I’d take a look at https://docs.ipfs.io/concepts/how-ipfs-works/#distributed-hash-tables-dhts and some of the great videos from IPFS Camp https://www.youtube.com/playlist?list=PLuhRWgmPaHtSsHMhjeWpfOzr8tonPaePu (The Lifecycle of Data in DWeb - IPFS Camp Workshop may be particularly useful to you)
The most important thing to note is that IPFS is not free permanent data storage. At a high level the DHT has a bunch of peers that have volunteered to provide some service to the network, keeping the resource utilization of this volunteer service low is important as it incentivizes higher usage. If you could just ask random people on the internet to store 1TB of data for you that would likely lead to serious problems both in adoption (I don’t have the disk space, bandwidth, or motivation to store TBs of data for random people online) and legality (I’m not a lawyer and cannot provide legal advice, but if I were to store/provide illegal content just because a random person online asked me to that seems like it would be bad news).
So what does the DHT do? For immutable IPFS data the DHT handles provider records these are effectively advertisements where you tell the network “I have file F”. This makes it possible for you to then ask IPFS “get me F” and it will ask the DHT where to find F and then use bitswap to actually get the data from the peers that have advertised having it. This is as opposed to the classic web where if data used to be stored at dnsdomain1 .com/myfile and then went offline I have to use a search engine to look for “myfile” and see if there’s anywhere else where it might be. Since the data is content addressed and there’s a shared “advertising” space we can find the data no matter where it might be.

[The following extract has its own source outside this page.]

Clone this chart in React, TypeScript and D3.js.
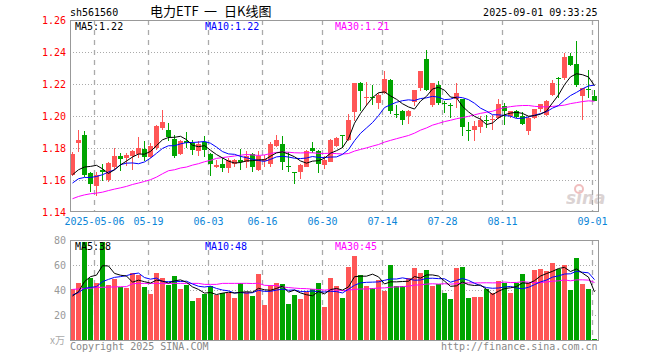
import React from 'react';
import * as d3 from 'd3';

const dates = [
  '2025-04-25','2025-04-28','2025-04-29','2025-04-30',
  '2025-05-06','2025-05-07','2025-05-08','2025-05-09',
  '2025-05-12','2025-05-13','2025-05-14','2025-05-15','2025-05-16',
  '2025-05-19','2025-05-20','2025-05-21','2025-05-22','2025-05-23',
  '2025-05-26','2025-05-27','2025-05-28','2025-05-29','2025-05-30',
  '2025-06-03','2025-06-04','2025-06-05','2025-06-06',
  '2025-06-09','2025-06-10','2025-06-11','2025-06-12','2025-06-13',
  '2025-06-16','2025-06-17','2025-06-18','2025-06-19','2025-06-20',
  '2025-06-23','2025-06-24','2025-06-25','2025-06-26','2025-06-27',
  '2025-06-30','2025-07-01','2025-07-02','2025-07-03','2025-07-04',
  '2025-07-07','2025-07-08','2025-07-09','2025-07-10','2025-07-11',
  '2025-07-14','2025-07-15','2025-07-16','2025-07-17','2025-07-18',
  '2025-07-21','2025-07-22','2025-07-23','2025-07-24','2025-07-25',
  '2025-07-28','2025-07-29','2025-07-30','2025-07-31','2025-08-01',
  '2025-08-04','2025-08-05','2025-08-06','2025-08-07','2025-08-08',
  '2025-08-11','2025-08-12','2025-08-13','2025-08-14','2025-08-15',
  '2025-08-18','2025-08-19','2025-08-20','2025-08-21','2025-08-22',
  '2025-08-25','2025-08-26','2025-08-27','2025-08-28','2025-08-29',
  '2025-09-01',
];

const open = [
  1.1633,1.1835,1.1883,1.1644,1.1566,1.1664,1.1602,1.1685,1.1747,1.1733,
  1.1747,1.1764,1.1796,1.1747,1.1800,1.1925,1.1914,1.1856,1.1762,1.1846,
  1.1831,1.1785,1.1835,1.1764,1.1685,1.1702,1.1679,1.1702,1.1727,1.1710,
  1.1765,1.1665,1.1717,1.1702,1.1815,1.1827,1.1685,1.1653,1.1654,1.1685,
  1.1800,1.1779,1.1696,1.1717,1.1814,1.1881,1.1852,1.2025,1.2206,1.2115,
  1.2118,1.2081,1.2144,1.2227,1.2015,1.2033,1.1998,1.2092,1.2171,1.2358,
  1.2071,1.2192,1.2079,1.2069,1.2108,1.2108,1.1913,1.1908,1.1935,1.1978,
  1.1979,1.1988,1.2060,1.1998,1.2033,1.1998,1.1908,1.1988,1.2046,1.2008,
  1.2129,1.2240,1.2238,1.2373,1.2325,1.2127,1.2166,1.2127,
];
const high = [
  1.1777,1.1914,1.1904,1.1648,1.1648,1.1700,1.1710,1.1800,1.1769,1.1769,
  1.1789,1.1866,1.1846,1.1831,1.1946,1.2035,1.1956,1.1883,1.1852,1.1898,
  1.1852,1.1842,1.1873,1.1770,1.1727,1.1738,1.1738,1.1729,1.1794,1.1779,
  1.1769,1.1779,1.1758,1.1835,1.1883,1.1877,1.1773,1.1653,1.1702,1.1790,
  1.1835,1.1790,1.1748,1.1856,1.1870,1.1883,1.2013,1.2206,1.2213,1.2210,
  1.2196,1.2144,1.2279,1.2231,1.2067,1.2035,1.2040,1.2165,1.2280,1.2415,
  1.2206,1.2217,1.2092,1.2081,1.2206,1.2108,1.1963,1.1967,1.1998,1.2008,
  1.2008,1.2108,1.2081,1.2033,1.2040,1.2025,1.1998,1.2046,1.2075,1.2098,
  1.2227,1.2242,1.2394,1.2394,1.2470,1.2177,1.2290,1.2160,
];
const low = [
  1.1627,1.1773,1.1616,1.1522,1.1497,1.1591,1.1590,1.1664,1.1654,1.1685,
  1.1660,1.1738,1.1716,1.1738,1.1789,1.1914,1.1841,1.1738,1.1758,1.1800,
  1.1758,1.1747,1.1744,1.1627,1.1675,1.1648,1.1644,1.1681,1.1660,1.1675,
  1.1648,1.1654,1.1681,1.1681,1.1806,1.1660,1.1648,1.1577,1.1606,1.1681,
  1.1769,1.1644,1.1671,1.1710,1.1808,1.1800,1.1846,1.1971,1.2029,1.2060,
  1.2071,1.2046,1.2138,1.2013,1.1988,1.1942,1.1950,1.2060,1.2158,1.2154,
  1.2054,1.2071,1.2019,1.1988,1.2050,1.1873,1.1846,1.1842,1.1894,1.1925,
  1.1915,1.1983,1.1946,1.1988,1.1988,1.1946,1.1879,1.1981,1.2025,1.1998,
  1.2123,1.2113,1.2227,1.2310,1.2179,1.1975,1.2112,1.2098,
];
const close = [
  1.1764,1.1852,1.1633,1.1577,1.1633,1.1654,1.1706,1.1752,1.1727,1.1754,
  1.1779,1.1800,1.1747,1.1814,1.1935,1.1960,1.1873,1.1752,1.1846,1.1831,
  1.1785,1.1827,1.1785,1.1702,1.1696,1.1679,1.1727,1.1727,1.1717,1.1748,
  1.1685,1.1752,1.1731,1.1827,1.1852,1.1717,1.1681,1.1650,1.1696,1.1783,
  1.1779,1.1696,1.1727,1.1852,1.1862,1.1877,1.1977,1.2206,1.2158,1.2119,
  1.2115,1.2129,1.2231,1.2033,1.2013,1.1977,1.2029,1.2165,1.2279,1.2165,
  1.2206,1.2081,1.2075,1.2065,1.2144,1.1935,1.1910,1.1935,1.1977,1.1975,
  1.1983,1.2075,1.2029,1.2029,1.1998,1.1950,1.1988,1.2046,1.2075,1.2096,
  1.2206,1.2235,1.2367,1.2317,1.2196,1.2175,1.2164,1.2098,
];
// volume in 万手
const volume = [
  40.5,45.3,78.4,49.9,45.3,78.4,44.0,48.8,42.7,41.9,
  53.9,52.0,42.7,37.1,53.9,49.9,44.0,51.5,41.1,44.3,
  31.5,33.9,36.8,43.5,36.0,37.3,37.3,33.9,45.9,38.7,
  35.2,53.1,28.0,44.0,45.9,44.8,28.8,36.0,32.8,38.7,
  40.5,45.9,26.7,49.9,43.2,33.9,58.7,67.5,52.0,43.2,
  41.9,48.0,39.2,60.3,43.2,43.2,49.3,57.9,53.9,56.0,
  43.2,44.8,37.9,32.8,57.9,58.7,33.9,34.7,34.7,40.5,
  37.9,47.2,45.3,37.9,45.3,52.8,45.3,56.0,56.5,55.2,
  61.6,56.8,60.3,40.0,65.6,44.8,40.8,1.2,
];

// moving-average values visible before a full window exists
const priceMa5Head = [1.1633, 1.1664, 1.1681, 1.1685];
const priceMa10Head = [1.1581, 1.1608, 1.1616, 1.1616, 1.1622, 1.1633, 1.1650, 1.1664, 1.1696];
const priceMa30Head = [
  1.1483,1.1497,1.1507,1.1514,1.1518,1.1524,1.1534,1.1543,1.1551,1.1560,
  1.1572,1.1581,1.1591,1.1602,1.1618,1.1639,1.1658,1.1664,1.1675,1.1681,
  1.1693,1.1702,1.1714,1.1723,1.1735,1.1740,1.1745,1.1750,1.1755,
];
const volMa5Head = [35.2, 38.7, 46.7, 50.7];
const volMa10Head = [36.0, 38.0, 41.3, 42.1, 42.7, 46.7, 48.5, 50.1, 50.7];
const volMa30Head = [
  40.5,40.8,41.2,41.5,42.0,42.2,42.3,42.5,42.6,42.7,
  45.0,45.3,45.3,45.3,45.3,45.3,45.3,45.3,45.3,45.3,
  45.3,45.3,44.5,44.5,44.5,45.3,45.3,45.3,45.3,
];

const tickDates = ['2025-05-06','2025-05-19','2025-06-03','2025-06-16','2025-06-30','2025-07-14','2025-07-28','2025-08-11','2025-09-01'];
const tickLabels = ['2025-05-06','05-19','06-03','06-16','06-30','07-14','07-28','08-11','09-01'];
const priceTicks = [1.14, 1.16, 1.18, 1.20, 1.22, 1.24, 1.26];
const priceGrid = [1.16, 1.18, 1.20, 1.22, 1.24];
const volTicks = [20, 40, 60, 80];
const volGrid = [20, 40, 60];
const titleParts = ['电力ETF', '一', '日K线图'];

const RED = '#ff5656';
const GREEN = '#00a400';
const MONO = '"DejaVu Sans Mono", "Liberation Mono", monospace';
const CJK = '"Noto Sans CJK SC", sans-serif';

function movingAvg(values: number[], n: number, head: number[]) {
  return values.map((_, i) => (i < n - 1 ? head[i] : (d3.mean(values.slice(i - n + 1, i + 1)) as number)));
}

export default function App() {
  const L = 70, R = 598;
  const pTop = 20, pBot = 212;
  const vTop = 240, vBot = 340;

  const x = d3.scaleBand<string>().domain(dates).range([69, 597]).padding(0);
  const y = d3.scaleLinear().domain([1.14, 1.26]).range([pBot, pTop]);
  const yv = d3.scaleLinear().domain([0, 80]).range([vBot, vTop]);
  const cx = (d: string) => (x(d) as number) + 3;

  const pMa5 = movingAvg(close, 5, priceMa5Head);
  const pMa10 = movingAvg(close, 10, priceMa10Head);
  const pMa30 = movingAvg(close, 30, priceMa30Head);
  const vMa5 = movingAvg(volume, 5, volMa5Head);
  const vMa10 = movingAvg(volume, 10, volMa10Head);
  const vMa30 = movingAvg(volume, 30, volMa30Head);

  const pLine = d3.line<number>().x((_, i) => cx(dates[i]) + 0.5).y((v) => y(v));
  const vLine = d3.line<number>().x((_, i) => cx(dates[i]) + 0.5).y((v) => yv(v));

  const last = dates.length - 1;
  const fmtP = d3.format('.2f');
  const fmtV = (v: number) => String(Math.floor(v));

  const gridX = tickDates.map((d) => cx(d) - 1.5);
  const titleX = [150, 204, 224];

  return (
    <svg width={660} height={360} style={{ position: 'absolute', left: 0, top: 0, background: '#fff' }}
      fontFamily={MONO}>
      {/* header */}
      <text x={70} y={16} fontSize={10} fill="#000">sh561560</text>
      {titleParts.map((t, i) => (
        <text key={'tt' + i} x={titleX[i]} y={16} fontSize={13} fill="#000" fontFamily={CJK}>{t}</text>
      ))}
      <text x={597.5} y={16} fontSize={10} fill="#000" textAnchor="end">2025-09-01 09:33:25</text>

      {/* price grid */}
      {priceGrid.map((t) => (
        <line key={'pg' + t} x1={L} x2={R} y1={Math.round(y(t)) + 0.5} y2={Math.round(y(t)) + 0.5}
          stroke="#aaa" strokeDasharray="1,2" />
      ))}
      {gridX.map((gx, i) => (
        <line key={'pvx' + i} x1={gx} x2={gx} y1={pTop} y2={pBot} stroke="#aaa" strokeWidth={1.3} strokeDasharray="5,5" />
      ))}
      {/* volume grid */}
      {volGrid.map((t) => (
        <line key={'vg' + t} x1={L} x2={R} y1={Math.round(yv(t)) + 0.5} y2={Math.round(yv(t)) + 0.5}
          stroke="#aaa" strokeDasharray="1,2" />
      ))}
      {gridX.map((gx, i) => (
        <line key={'vvx' + i} x1={gx} x2={gx} y1={vTop} y2={vBot} stroke="#aaa" strokeWidth={1.3} strokeDasharray="5,5" />
      ))}

      {/* sina watermark */}
      <g opacity={0.45}>
        <text x={566} y={204} fontSize={17} fontStyle="italic" fontWeight="bold" fill="#b0a0a0"
          fontFamily='"DejaVu Sans", sans-serif'>sina</text>
        <circle cx={579} cy={189} r={4} fill="none" stroke="#e07070" strokeWidth={2} />
      </g>

      {/* candles */}
      {dates.map((d, i) => {
        const up = close[i] >= open[i];
        const col = up ? RED : GREEN;
        const c = cx(d);
        const yo = y(open[i]), yc = y(close[i]);
        const top = Math.round(Math.min(yo, yc));
        const h = Math.max(1, Math.round(Math.abs(yo - yc)));
        return (
          <g key={'c' + d}>
            <line x1={c + 0.5} x2={c + 0.5} y1={Math.round(y(high[i]))} y2={Math.round(y(low[i]))} stroke={col} />
            <rect x={c - 2} y={top} width={5} height={h} fill={col} />
          </g>
        );
      })}

      {/* price MAs */}
      <path d={pLine(pMa30) as string} fill="none" stroke="#ff00ff" strokeWidth={1} />
      <path d={pLine(pMa10) as string} fill="none" stroke="#0000ff" strokeWidth={1} />
      <path d={pLine(pMa5) as string} fill="none" stroke="#000" strokeWidth={1} />

      {/* volume bars */}
      {dates.map((d, i) => {
        const up = close[i] >= open[i];
        const top = Math.round(yv(volume[i]));
        return <rect key={'v' + d} x={cx(d) - 2} y={top} width={5} height={vBot - top} fill={up ? RED : GREEN} />;
      })}
      <path d={vLine(vMa30) as string} fill="none" stroke="#ff00ff" strokeWidth={1} />
      <path d={vLine(vMa10) as string} fill="none" stroke="#0000ff" strokeWidth={1} />
      <path d={vLine(vMa5) as string} fill="none" stroke="#000" strokeWidth={1} />

      {/* frames */}
      <rect x={L + 0.5} y={pTop + 0.5} width={R - L} height={pBot - pTop - 1} fill="none" stroke="#999" />
      <rect x={L + 0.5} y={vTop + 0.5} width={R - L} height={vBot - vTop} fill="none" stroke="#999" />

      {/* MA legends */}
      <text x={75} y={30} fontSize={10} fill="#000">{'MA5:' + fmtP(pMa5[last])}</text>
      <text x={205} y={30} fontSize={10} fill="#0000ff">{'MA10:' + fmtP(pMa10[last])}</text>
      <text x={335} y={30} fontSize={10} fill="#ff00ff">{'MA30:' + fmtP(pMa30[last])}</text>
      <text x={75} y={250} fontSize={10} fill="#000">{'MA5:' + fmtV(vMa5[last])}</text>
      <text x={205} y={250} fontSize={10} fill="#0000ff">{'MA10:' + fmtV(vMa10[last])}</text>
      <text x={335} y={250} fontSize={10} fill="#ff00ff">{'MA30:' + fmtV(vMa30[last])}</text>

      {/* price axis labels */}
      {priceTicks.map((t) => (
        <text key={'pt' + t} x={66} y={y(t) + 4} fontSize={10} fill="#f00" textAnchor="end">{fmtP(t)}</text>
      ))}
      {/* volume axis labels */}
      {volTicks.map((t) => (
        <text key={'vt' + t} x={66} y={yv(t) + 4} fontSize={10} fill="#999" textAnchor="end">{t}</text>
      ))}
      <text x={65} y={344} fontSize={10} fill="#aaa" textAnchor="end" fontFamily={CJK}>x万</text>

      {/* date labels */}
      {tickDates.map((d, i) => (
        <text key={'dt' + d} x={gridX[i]} y={225} fontSize={10} fill="#0c86d8" textAnchor="middle">{tickLabels[i]}</text>
      ))}

      {/* footer */}
      <text x={70} y={349.5} fontSize={10} fill="#888">Copyright 2025 SINA.COM</text>
      <text x={597.5} y={349.5} fontSize={10} fill="#888" textAnchor="end">http://finance.sina.com.cn</text>
    </svg>
  );
}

Side Note: Bitswap will also just ask peers you’re connected to if they have the data so doing a DHT search isn’t necessary if you’re already connected to someone who has the data you’re looking for
Side Note: By default when you download data you also advertise to the network that people can download the data from you. This means that if you waited a while (however long a reprovide cycle is in your config file) you would notice that adding an 11th node would download data from all 10 pre-existing nodes.